* [Data segment]

+--

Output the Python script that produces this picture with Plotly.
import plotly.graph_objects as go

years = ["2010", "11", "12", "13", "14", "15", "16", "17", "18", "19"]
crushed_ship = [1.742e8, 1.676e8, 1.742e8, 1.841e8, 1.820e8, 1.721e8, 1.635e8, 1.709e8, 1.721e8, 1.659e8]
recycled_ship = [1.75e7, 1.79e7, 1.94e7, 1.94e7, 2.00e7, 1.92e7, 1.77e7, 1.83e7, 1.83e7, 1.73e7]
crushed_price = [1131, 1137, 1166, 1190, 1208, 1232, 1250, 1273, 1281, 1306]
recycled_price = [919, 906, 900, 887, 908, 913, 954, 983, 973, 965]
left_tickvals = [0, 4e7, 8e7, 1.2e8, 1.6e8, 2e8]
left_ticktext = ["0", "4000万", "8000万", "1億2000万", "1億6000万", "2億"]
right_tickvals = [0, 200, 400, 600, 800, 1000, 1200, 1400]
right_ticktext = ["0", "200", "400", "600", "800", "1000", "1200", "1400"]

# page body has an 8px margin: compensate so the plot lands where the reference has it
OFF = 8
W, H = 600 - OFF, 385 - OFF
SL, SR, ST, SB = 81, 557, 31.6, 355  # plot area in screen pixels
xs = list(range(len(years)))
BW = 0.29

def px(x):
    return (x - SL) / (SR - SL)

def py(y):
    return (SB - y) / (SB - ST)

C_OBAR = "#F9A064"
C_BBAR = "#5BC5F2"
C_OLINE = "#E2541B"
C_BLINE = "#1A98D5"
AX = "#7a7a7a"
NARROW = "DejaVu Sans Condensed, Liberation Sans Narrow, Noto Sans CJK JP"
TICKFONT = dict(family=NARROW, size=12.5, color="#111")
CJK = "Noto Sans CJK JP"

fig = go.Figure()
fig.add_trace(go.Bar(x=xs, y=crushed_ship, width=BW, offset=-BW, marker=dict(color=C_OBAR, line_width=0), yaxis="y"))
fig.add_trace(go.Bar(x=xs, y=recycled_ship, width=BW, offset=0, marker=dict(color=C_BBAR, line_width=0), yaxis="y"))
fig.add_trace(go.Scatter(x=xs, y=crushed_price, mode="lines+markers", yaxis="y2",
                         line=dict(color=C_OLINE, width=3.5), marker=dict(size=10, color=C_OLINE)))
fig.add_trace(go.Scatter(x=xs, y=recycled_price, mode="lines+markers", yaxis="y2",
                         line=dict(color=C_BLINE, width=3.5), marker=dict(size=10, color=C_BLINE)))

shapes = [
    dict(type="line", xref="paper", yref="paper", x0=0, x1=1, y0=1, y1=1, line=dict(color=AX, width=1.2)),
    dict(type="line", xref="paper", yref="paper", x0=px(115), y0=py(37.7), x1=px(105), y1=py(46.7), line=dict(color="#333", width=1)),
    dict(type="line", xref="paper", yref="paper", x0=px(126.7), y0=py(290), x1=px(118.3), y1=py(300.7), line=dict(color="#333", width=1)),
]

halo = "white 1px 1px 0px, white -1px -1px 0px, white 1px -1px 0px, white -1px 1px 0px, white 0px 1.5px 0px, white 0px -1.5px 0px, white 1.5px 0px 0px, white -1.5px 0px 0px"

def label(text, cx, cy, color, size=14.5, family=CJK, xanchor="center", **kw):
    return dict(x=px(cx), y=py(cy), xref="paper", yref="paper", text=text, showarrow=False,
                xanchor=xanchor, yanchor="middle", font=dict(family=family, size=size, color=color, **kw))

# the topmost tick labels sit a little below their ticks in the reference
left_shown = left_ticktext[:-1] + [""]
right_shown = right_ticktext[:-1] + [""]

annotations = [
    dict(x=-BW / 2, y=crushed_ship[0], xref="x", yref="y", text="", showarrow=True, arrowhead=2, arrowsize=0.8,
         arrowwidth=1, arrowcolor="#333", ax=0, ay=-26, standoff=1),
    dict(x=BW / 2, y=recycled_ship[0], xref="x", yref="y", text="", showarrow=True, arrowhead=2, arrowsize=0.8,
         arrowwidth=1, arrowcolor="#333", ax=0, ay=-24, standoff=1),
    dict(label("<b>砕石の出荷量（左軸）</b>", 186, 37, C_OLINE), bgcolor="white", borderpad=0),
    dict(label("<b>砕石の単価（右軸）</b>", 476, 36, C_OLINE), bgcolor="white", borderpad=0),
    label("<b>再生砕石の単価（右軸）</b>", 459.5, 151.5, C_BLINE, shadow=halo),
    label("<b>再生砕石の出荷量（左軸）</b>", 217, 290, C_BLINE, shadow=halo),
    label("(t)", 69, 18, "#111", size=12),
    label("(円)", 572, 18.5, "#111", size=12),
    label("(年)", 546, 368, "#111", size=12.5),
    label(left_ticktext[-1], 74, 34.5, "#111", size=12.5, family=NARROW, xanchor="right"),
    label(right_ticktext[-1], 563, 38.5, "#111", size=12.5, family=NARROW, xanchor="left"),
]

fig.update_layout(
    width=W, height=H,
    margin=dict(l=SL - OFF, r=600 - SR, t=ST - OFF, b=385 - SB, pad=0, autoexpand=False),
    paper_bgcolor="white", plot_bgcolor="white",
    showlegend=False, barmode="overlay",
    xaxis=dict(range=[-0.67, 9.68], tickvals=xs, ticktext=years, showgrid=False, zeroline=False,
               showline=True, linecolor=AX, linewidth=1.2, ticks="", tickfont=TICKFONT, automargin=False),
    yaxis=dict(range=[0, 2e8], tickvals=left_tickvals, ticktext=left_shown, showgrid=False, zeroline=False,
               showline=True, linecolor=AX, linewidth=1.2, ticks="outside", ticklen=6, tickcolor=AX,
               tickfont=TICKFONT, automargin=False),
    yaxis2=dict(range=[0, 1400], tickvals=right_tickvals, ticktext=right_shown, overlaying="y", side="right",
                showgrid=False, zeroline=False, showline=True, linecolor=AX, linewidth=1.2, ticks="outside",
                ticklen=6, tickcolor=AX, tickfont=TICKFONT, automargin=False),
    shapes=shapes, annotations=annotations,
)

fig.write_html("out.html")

+--

* [What is required] Print, please, the lines above from the very first through the one that holds "import plotly.graph_objects as go", both included, word for word and with nothing else.

* [Output for this exercise]
Output the Python script that produces this picture with Plotly.
import plotly.graph_objects as go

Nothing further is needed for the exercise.